Published 29th January 2024
Understanding what happens to your pension(s) after you pass away is an important aspect of financial planning. What happens can vary depending on the type of pension(s) and if you've already purchased an annuity. Here are the key things to be aware of:
What happens to the state pension after a person's death depends on various factors.
If you're receiving the state pension
If you're receiving the state pension, your spouse or civil partner may be eligible to inherit all or part of it. It's important they inform the relevant authorities about the death to ensure the proper adjustments are made.
If you haven't started receiving the state pension
If you haven't claimed your state pension yet, it doesn't pass on to your loved ones after death. If you have a spouse or civil partner, they might be eligible for bereavement benefits.
Find out more about state pension death benefits on the Government’s MoneyHelper site.
“A lifetime annuity is just one of the retirement options available. It provides a guaranteed income for life."
Sarah Lloyd, Commercial Director at Annuity Ready
Workplace pensions, also known as occupational pensions, are provided by employers. The fate of a workplace pension after death depends on whether you've started drawing from it.
If you haven't started drawing from your pension
If you die before you start drawing from your workplace pension, what happens to the pension depends on the terms of the pension scheme.
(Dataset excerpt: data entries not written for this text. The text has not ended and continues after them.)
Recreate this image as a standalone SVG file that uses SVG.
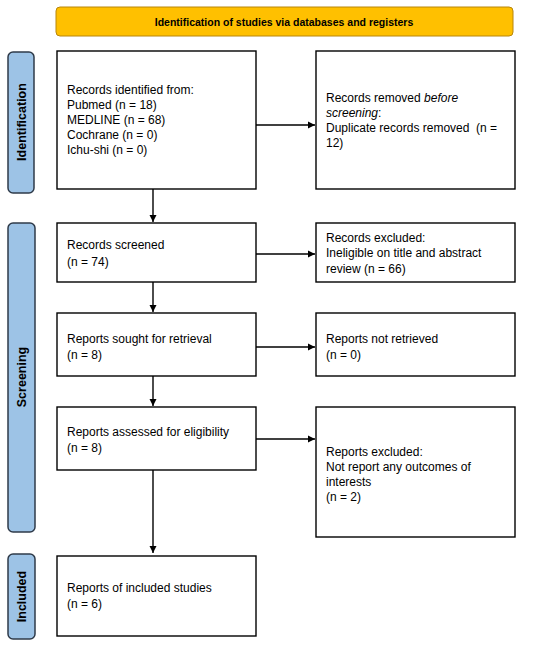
<svg xmlns="http://www.w3.org/2000/svg" width="550" height="648" viewBox="0 0 550 648">
<defs>
<marker id="ah" markerWidth="8" markerHeight="8" refX="7" refY="4" orient="auto" markerUnits="userSpaceOnUse">
<path d="M0,0.5 L7,4 L0,7.5 Z" fill="#000"/>
</marker>
</defs>
<style>
.box{fill:#fff;stroke:#000;stroke-width:1.4}
.side{fill:#9dc3e6;stroke:#2f3b4a;stroke-width:1.5}
.hdr{fill:#ffc000;stroke:#b8860b;stroke-width:1}
.t{font-family:"Liberation Sans",Arial,sans-serif;font-size:12px;fill:#000}
.sl{font-family:"Liberation Sans",Arial,sans-serif;font-size:12.5px;font-weight:bold;fill:#000}
.ht{font-family:"Liberation Sans",Arial,sans-serif;font-size:10.5px;font-weight:bold;fill:#000}
.c{stroke:#000;stroke-width:1.4;fill:none;marker-end:url(#ah)}
</style>
<rect width="550" height="648" fill="#fff"/>
<g id="header"><rect class="hdr" x="56" y="7" width="457" height="29" rx="4"/><text class="ht" x="284" y="26" text-anchor="middle">Identification of studies via databases and registers</text></g>
<g id="label-identification"><rect class="side" x="8" y="52" width="26" height="141" rx="5"/><text class="sl" transform="translate(25.5,122) rotate(-90)" text-anchor="middle">Identification</text></g>
<g id="label-screening"><rect class="side" x="8" y="223" width="27" height="309" rx="5"/><text class="sl" transform="translate(26,377) rotate(-90)" text-anchor="middle">Screening</text></g>
<g id="label-included"><rect class="side" x="8" y="554" width="27" height="85" rx="5"/><text class="sl" transform="translate(26,596.5) rotate(-90)" text-anchor="middle">Included</text></g>
<g id="n1"><rect class="box" x="57" y="51" width="199" height="138"/><text class="t" x="67"><tspan x="67" y="94">Records identified from:</tspan><tspan x="67" y="109">Pubmed (n = 18)</tspan><tspan x="67" y="124">MEDLINE (n = 68)</tspan><tspan x="67" y="139">Cochrane (n = 0)</tspan><tspan x="67" y="154">Ichu-shi (n = 0)</tspan></text></g>
<g id="n1r"><rect class="box" x="316" y="51" width="199" height="138"/><text class="t"><tspan x="326" y="102">Records removed <tspan font-style="italic">before</tspan></tspan><tspan x="326" y="117"><tspan font-style="italic">screening</tspan>:</tspan><tspan x="326" y="132">Duplicate records removed&#160; (n =</tspan><tspan x="326" y="147">12)</tspan></text></g>
<g id="n2"><rect class="box" x="57" y="223" width="199" height="59"/><text class="t"><tspan x="67" y="249">Records screened</tspan><tspan x="67" y="266">(n = 74)</tspan></text></g>
<g id="n2r"><rect class="box" x="316" y="223" width="199" height="59"/><text class="t"><tspan x="326" y="242">Records excluded:</tspan><tspan x="326" y="257">Ineligible on title and abstract</tspan><tspan x="326" y="273">review (n = 66)</tspan></text></g>
<g id="n3"><rect class="box" x="57" y="313" width="199" height="63"/><text class="t"><tspan x="67" y="343">Reports sought for retrieval</tspan><tspan x="67" y="359">(n = 8)</tspan></text></g>
<g id="n3r"><rect class="box" x="316" y="313" width="199" height="63"/><text class="t"><tspan x="326" y="343">Reports not retrieved</tspan><tspan x="326" y="359">(n = 0)</tspan></text></g>
<g id="n4"><rect class="box" x="57" y="407" width="199" height="63"/><text class="t"><tspan x="67" y="436">Reports assessed for eligibility</tspan><tspan x="67" y="452">(n = 8)</tspan></text></g>
<g id="n4r"><rect class="box" x="316" y="407" width="199" height="130"/><text class="t"><tspan x="326" y="456">Reports excluded:</tspan><tspan x="326" y="471">Not report any outcomes of</tspan><tspan x="326" y="486">interests</tspan><tspan x="326" y="501">(n = 2)</tspan></text></g>
<g id="n5"><rect class="box" x="57" y="556" width="199" height="80"/><text class="t"><tspan x="67" y="592">Reports of included studies</tspan><tspan x="67" y="608">(n = 6)</tspan></text></g>
<g id="connectors">
<line class="c" x1="256" y1="125" x2="315" y2="125"/>
<line class="c" x1="153" y1="189" x2="153" y2="222"/>
<line class="c" x1="256" y1="254" x2="315" y2="254"/>
<line class="c" x1="153" y1="282" x2="153" y2="312"/>
<line class="c" x1="256" y1="347" x2="315" y2="347"/>
<line class="c" x1="153" y1="376" x2="153" y2="406"/>
<line class="c" x1="256" y1="439" x2="315" y2="439"/>
<line class="c" x1="153" y1="470" x2="153" y2="553"/>
</g>
</svg>
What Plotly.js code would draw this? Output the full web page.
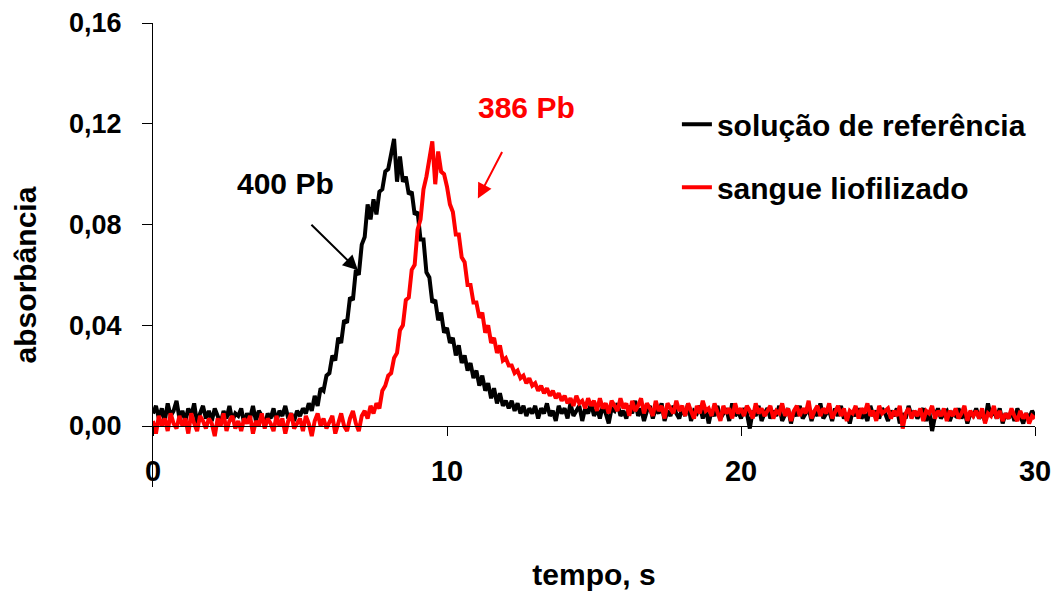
<!DOCTYPE html>
<html>
<head>
<meta charset="utf-8">
<script src="https://cdn.plot.ly/plotly-3.0.1.min.js"></script>
<style>html,body{margin:0;padding:0;background:#fff}#chart{width:1056px;height:596px}</style>
</head>
<body>
<div id="chart"></div>
<script>
// time axis: samples every 0.1 s starting at 0 s
const timeStart = 0;
const timeStep = 0.1;
const xTickValues = [0, 10, 20, 30];
const yTickValues = [0, 0.04, 0.08, 0.12, 0.16];
const seriesNames = ['solução de referência', 'sangue liofilizado'];

// absorbância – solução de referência (400 Pb)
const refSolution = [
0.005,0.008,0.003,0.007,0.002,0.009,0.004,0.006,0.010,0.003,
0.006,0.002,0.007,0.004,0.009,0.001,0.005,0.008,0.003,0.006,
0.002,0.007,0.004,0.001,0.006,0.003,0.008,0.002,0.005,0.004,
0.007,0.001,0.005,0.003,0.008,0.002,0.006,0.004,0.000,0.005,
0.003,0.007,0.002,0.006,0.004,0.008,0.003,0.005,0.002,0.006,
0.004,0.007,0.005,0.009,0.006,0.012,0.008,0.015,0.014,0.020,
0.021,0.028,0.026,0.035,0.033,0.042,0.041,0.051,0.050,0.062,
0.060,0.072,0.075,0.088,0.082,0.090,0.084,0.093,0.094,0.101,
0.102,0.109,0.114,0.097,0.107,0.097,0.099,0.092,0.093,0.084,
0.085,0.074,0.074,0.061,0.059,0.049,0.050,0.042,0.045,0.037,
0.039,0.033,0.035,0.028,0.032,0.025,0.028,0.022,0.025,0.019,
0.022,0.016,0.020,0.014,0.017,0.011,0.015,0.009,0.013,0.008,
0.010,0.007,0.010,0.006,0.009,0.005,0.008,0.004,0.007,0.005,
0.008,0.003,0.007,0.005,0.009,0.004,0.006,0.002,0.008,0.005,
0.007,0.003,0.009,0.004,0.006,0.008,0.002,0.007,0.005,0.009,
0.004,0.007,0.003,0.008,0.005,0.001,0.007,0.006,0.009,0.004,
0.006,0.003,0.008,0.005,0.010,0.004,0.007,0.002,0.006,0.008,
0.003,0.007,0.005,0.009,0.002,0.006,0.004,0.008,0.005,0.003,
0.007,0.004,0.009,0.002,0.006,0.005,0.008,0.003,0.007,0.001,
0.006,0.004,0.008,0.003,0.005,0.007,0.002,0.009,0.004,0.006,
0.003,0.007,0.005,-0.001,0.006,0.004,0.008,0.002,0.005,0.007,
0.003,0.006,0.004,0.008,0.002,0.005,0.007,0.001,0.006,0.004,
0.008,0.003,0.005,0.007,0.002,0.006,0.004,0.009,0.003,0.005,
0.006,0.002,0.007,0.004,0.008,0.003,0.005,0.001,0.006,0.004,
0.007,0.003,0.005,0.002,0.008,0.004,0.006,0.003,0.007,0.005,
0.002,0.006,0.004,0.007,0.001,0.005,0.003,0.008,0.004,0.006,
0.003,0.005,0.007,0.002,0.006,-0.002,0.004,0.007,0.003,0.005,
0.006,0.002,0.005,0.004,0.007,0.003,0.006,0.001,0.005,0.004,
0.007,0.003,0.005,0.002,0.009,0.004,0.006,0.003,0.007,0.001,
0.005,0.003,0.006,0.002,0.007,0.004,0.001,0.005,0.003,0.006,
0.004
];

// absorbância – sangue liofilizado (386 Pb)
const lyophilizedBlood = [
0.002,-0.003,0.004,0.000,0.003,-0.002,0.005,0.001,-0.001,0.004,
0.000,0.003,-0.003,0.005,0.001,-0.002,0.004,0.002,-0.001,0.003,
0.001,-0.004,0.003,0.000,0.005,-0.002,0.002,0.004,-0.001,0.002,
-0.002,0.003,0.001,0.004,-0.003,0.002,0.000,0.005,-0.001,0.003,
0.001,-0.002,0.004,0.000,0.003,-0.003,0.002,0.005,-0.001,0.001,
0.003,-0.002,0.004,0.001,-0.004,0.002,0.005,0.000,0.003,-0.001,
0.002,0.004,-0.003,0.001,0.005,0.000,-0.002,0.003,0.006,0.001,
-0.002,0.004,0.006,0.003,0.008,0.005,0.009,0.007,0.014,0.016,
0.020,0.021,0.027,0.029,0.038,0.040,0.050,0.051,0.062,0.064,
0.078,0.082,0.094,0.099,0.107,0.113,0.096,0.109,0.101,0.100,
0.095,0.088,0.085,0.076,0.076,0.067,0.065,0.056,0.056,0.049,
0.049,0.043,0.045,0.037,0.040,0.033,0.035,0.029,0.032,0.026,
0.027,0.024,0.024,0.021,0.022,0.019,0.020,0.017,0.019,0.016,
0.017,0.014,0.016,0.013,0.015,0.012,0.014,0.011,0.013,0.010,
0.012,0.009,0.011,0.008,0.012,0.009,0.010,0.007,0.011,0.008,
0.010,0.006,0.011,0.007,0.009,0.005,0.010,0.008,0.006,0.011,
0.007,0.009,0.004,0.010,0.006,0.008,0.011,0.005,0.009,0.007,
0.004,0.010,0.006,0.008,0.003,0.009,0.007,0.005,0.010,0.006,
0.008,0.004,0.009,0.006,0.003,0.008,0.005,0.010,0.006,0.007,
0.004,0.009,0.006,0.002,0.008,0.005,0.007,0.003,0.009,0.005,
0.007,0.004,0.008,0.006,0.003,0.009,0.005,0.007,0.004,0.006,
0.008,0.003,0.006,0.005,0.009,0.004,0.007,0.002,0.006,0.008,
0.004,0.007,0.005,0.010,0.003,0.006,0.008,0.004,0.007,0.005,
0.009,0.003,0.006,0.008,0.004,0.007,0.002,0.006,0.005,0.008,
0.003,0.007,0.005,0.009,0.004,0.006,0.002,0.008,0.005,0.006,
0.007,0.003,0.006,0.004,0.008,-0.001,0.005,0.007,0.003,0.006,
0.004,0.007,0.002,0.006,0.005,0.008,0.003,0.006,0.004,0.007,
0.002,0.006,0.004,0.007,0.003,0.005,0.008,0.002,0.006,0.004,
0.006,0.003,0.007,0.001,0.005,0.004,0.008,0.003,0.006,0.002,
0.005,0.003,0.007,0.004,0.002,0.006,0.003,0.005,0.001,0.004,
0.003
];

const FONT = 'Liberation Sans, Arial, Helvetica, sans-serif';

const traces = [
  {type: 'scatter', mode: 'lines', name: seriesNames[0], x0: timeStart, dx: timeStep, y: refSolution,
   line: {color: '#000000', width: 4}, legendgroup: 'a'},
  {type: 'scatter', mode: 'lines', name: seriesNames[1], x0: timeStart, dx: timeStep, y: lyophilizedBlood,
   line: {color: '#ff0000', width: 4}, legendgroup: 'b'}
];

const layout = {
  width: 1056, height: 596,
  margin: {l: 153, r: 21, t: 23, b: 109, pad: 0},
  paper_bgcolor: '#ffffff', plot_bgcolor: '#ffffff',
  separators: ',.',
  font: {family: FONT, size: 29, color: '#000000', weight: 'bold'},
  showlegend: true,
  legend: {x: 0.594, y: 0.838, xanchor: 'left', yanchor: 'top', bgcolor: 'rgba(0,0,0,0)',
           font: {family: FONT, size: 30, color: '#000000', weight: 'bold'},
           traceorder: 'grouped', tracegroupgap: 21},
  xaxis: {range: [0, 30], tickvals: xTickValues, ticks: 'outside', ticklen: 9, tickwidth: 1, tickcolor: '#000',
          showline: true, linecolor: '#000', linewidth: 1, showgrid: false, zeroline: false,
          anchor: 'free', position: 0.1315, ticklabelstandoff: 10,
          tickfont: {family: FONT, size: 29, weight: 'bold'},
          title: {text: 'tempo, s', font: {family: FONT, size: 30, weight: 'bold'}, standoff: 78}},
  yaxis: {range: [-0.02422, 0.16], tickvals: yTickValues, tickformat: '.2f', ticks: 'outside', ticklen: 10,
          tickwidth: 1, tickcolor: '#000', showline: true, linecolor: '#000', linewidth: 1,
          showgrid: false, zeroline: false, ticklabelstandoff: 15,
          tickfont: {family: FONT, size: 27, weight: 'bold'}},
  annotations: [
    {xref: 'paper', yref: 'paper', x: -0.1435, y: 0.457, text: 'absorbância', textangle: -90, showarrow: false,
     xanchor: 'center', yanchor: 'middle', font: {family: FONT, size: 30, weight: 'bold', color: '#000'}},
    {x: 4.52, y: 0.0962, text: '400 Pb', showarrow: false, font: {family: FONT, size: 30, weight: 'bold', color: '#000'}},
    {x: 12.72, y: 0.1263, text: '386 Pb', showarrow: false, font: {family: FONT, size: 30, weight: 'bold', color: '#ff0000'}},
    {x: 6.97, y: 0.0618, ax: -48, ay: -47, text: '', showarrow: true, arrowhead: 2, arrowsize: 1.5, arrowwidth: 2, arrowcolor: '#000'},
    {x: 11.05, y: 0.0903, ax: 25, ay: -48, text: '', showarrow: true, arrowhead: 2, arrowsize: 1.5, arrowwidth: 2, arrowcolor: '#ff0000'}
  ]
};

Plotly.newPlot('chart', traces, layout, {displayModeBar: false, staticPlot: true});
</script>
</body>
</html>
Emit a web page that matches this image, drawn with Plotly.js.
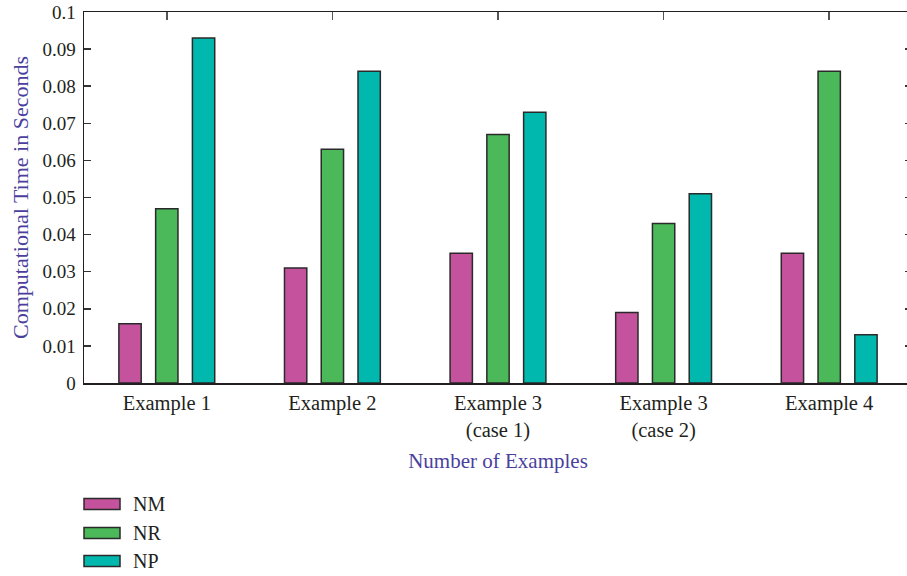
<!DOCTYPE html>
<html>
<head>
<meta charset="utf-8">
<script src="https://cdn.plot.ly/plotly-3.0.1.min.js"></script>
<style>
html,body{margin:0;padding:0;overflow:hidden;background:#fff;}
#chart{width:912px;height:576px;}
</style>
</head>
<body>
<div id="chart"></div>
<script>
const categories = ["Example 1", "Example 2", "Example 3<br>(case 1)", "Example 3<br>(case 2)", "Example 4"];
const seriesNames = ["NM", "NR", "NP"];
const nmValues = [0.016, 0.031, 0.035, 0.019, 0.035];
const nrValues = [0.047, 0.063, 0.067, 0.043, 0.084];
const npValues = [0.093, 0.084, 0.073, 0.051, 0.013];
const seriesColors = ["#c4529c", "#4bb85a", "#00b8ae"];

const allValues = [nmValues, nrValues, npValues];
const FONT = "Liberation Serif";
const TXT = "#231f20";

const traces = allValues.map((vals, i) => ({
  type: "bar",
  name: seriesNames[i],
  x: categories,
  y: vals,
  marker: {color: seriesColors[i], line: {color: "#2a2a2a", width: 1.5}},
  showlegend: false,
  hoverinfo: "x+y+name"
}));

// custom legend (wide swatches) built from the series arrays
const W = 828, H = 371;
const legendY = [504, 533, 561];
const shapes = [];
const annotations = [];
seriesNames.forEach((n, i) => {
  const cy = legendY[i];
  shapes.push({
    type: "rect", xref: "paper", yref: "paper",
    x0: 0, x1: 36 / W,
    y0: (383 - (cy + 5.5)) / H, y1: (383 - (cy - 5.5)) / H,
    fillcolor: seriesColors[i], line: {color: "#2a2a2a", width: 1.5}
  });
  annotations.push({
    xref: "paper", yref: "paper", x: 47 / W, y: (383 - cy) / H,
    xanchor: "left", yanchor: "middle", showarrow: false,
    text: n, font: {family: FONT, size: 20, color: TXT}
  });
});

const layout = {
  width: 912, height: 576,
  margin: {l: 84, r: 0, t: 12, b: 193},
  paper_bgcolor: "#fff", plot_bgcolor: "#fff",
  font: {family: FONT, size: 19, color: TXT},
  barmode: "group",
  bargap: 0.334,
  bargroupgap: 0.393,
  xaxis: {
    type: "category",
    range: [-0.5, 4.5],
    showline: true, linecolor: TXT, linewidth: 1.5,
    mirror: "ticks", ticks: "inside", ticklen: 8, tickwidth: 1.5, tickcolor: "#555",
    layer: "below traces",
    showgrid: false, zeroline: false,
    tickfont: {family: FONT, size: 20.5, color: TXT},
    ticklabelstandoff: 1,
    title: {text: "Number of Examples", font: {family: FONT, size: 21, color: "#4b3f9e"}, standoff: 12},
    automargin: false, fixedrange: true
  },
  yaxis: {
    range: [0, 0.1],
    dtick: 0.01, tick0: 0,
    showline: true, linecolor: TXT, linewidth: 1.5,
    mirror: "ticks", ticks: "inside", ticklen: 7, tickwidth: 1.5, tickcolor: "#333",
    showgrid: false, zeroline: false,
    tickfont: {family: FONT, size: 19, color: TXT},
    ticklabelstandoff: 3,
    title: {text: "Computational Time in Seconds", font: {family: FONT, size: 22, color: "#4b3f9e"}, standoff: 8},
    automargin: false, fixedrange: true
  },
  shapes: shapes,
  annotations: annotations
};

Plotly.newPlot("chart", traces, layout, {displayModeBar: false, staticPlot: true});
</script>
</body>
</html>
In some cases, it may be passed on to your family or estate. It's important to check the specific rules of your pension scheme.
If you're already receiving a workplace pension
If you've already started drawing from your workplace pension, the options may differ. It's usually based on the type of pension and the choices you made at retirement.
These pensions, also known as money purchase pensions, grow based on contributions made by the employee and employer. Here's what happens after death:
If you haven't bought an annuity
If you haven't used your pension to buy an annuity, the remaining fund may be passed on to beneficiaries. This could be in the form of a lump sum or as an income, depending on the pension scheme's rules. If you die before age 75, the beneficiaries usually receive the pension tax-free. If you die after age 75, the beneficiaries might be subject to income tax on withdrawals.
If you've bought an annuity
If you've already bought an annuity, the terms of the contract decide what happens after death. If you added death benefits such as a guarantee period when you bought the annuity, the payments will continue to a spouse or dependants for the remainder of the guaranteed payment period. Or, with value protection they may receive a lump sum payment. For more information on this read our guide ‘What happens to my annuity when I die?’. The amount and duration will vary depending on the options you selected. It's important to check the specific terms of the annuity contract.
Also known as final salary pensions, these provide a guaranteed income based on salary and years of service. The rules for these pensions can differ from defined contribution pensions:
If you haven't started drawing from your pension
If you die before you start drawing from your defined benefit pension, the scheme rules determine what happens. In some cases, a lump sum or ongoing pension payments may be payable to your beneficiaries.
If you're already receiving a defined benefit pension
If you're already receiving payments from your defined benefit pension, the rules again depend on the scheme's terms. In some cases, part of the pension may continue to a surviving spouse, civil partner or dependants.
Personal pensions are individual savings plans arranged by yourself. They're also called private pensions. What happens to a personal pension after death depends on the type of pension and whether payments have started.
If you haven't bought an annuity
If you haven't converted your personal pension into an annuity, the remaining fund can be passed on to beneficiaries. This can be as a lump sum or as an ongoing income. Tax treatment depends on your age at the time of death.
If you've bought an annuity
If you've bought an annuity, the terms of the contract and the death benefits you selected when you bought it decide what happens after death. Like workplace pensions, payments and tax implications vary based on the specific terms of the contract.
Nomination forms
To make sure your pension goes to the right people, it's important to complete nomination forms provided by your pension provider(s). These forms specify who should receive the benefits in the event of your death.
Get professional advice
Given how complex pension rules and tax can be, it's a good idea to get advice. A financial advisor can help you through all the issues.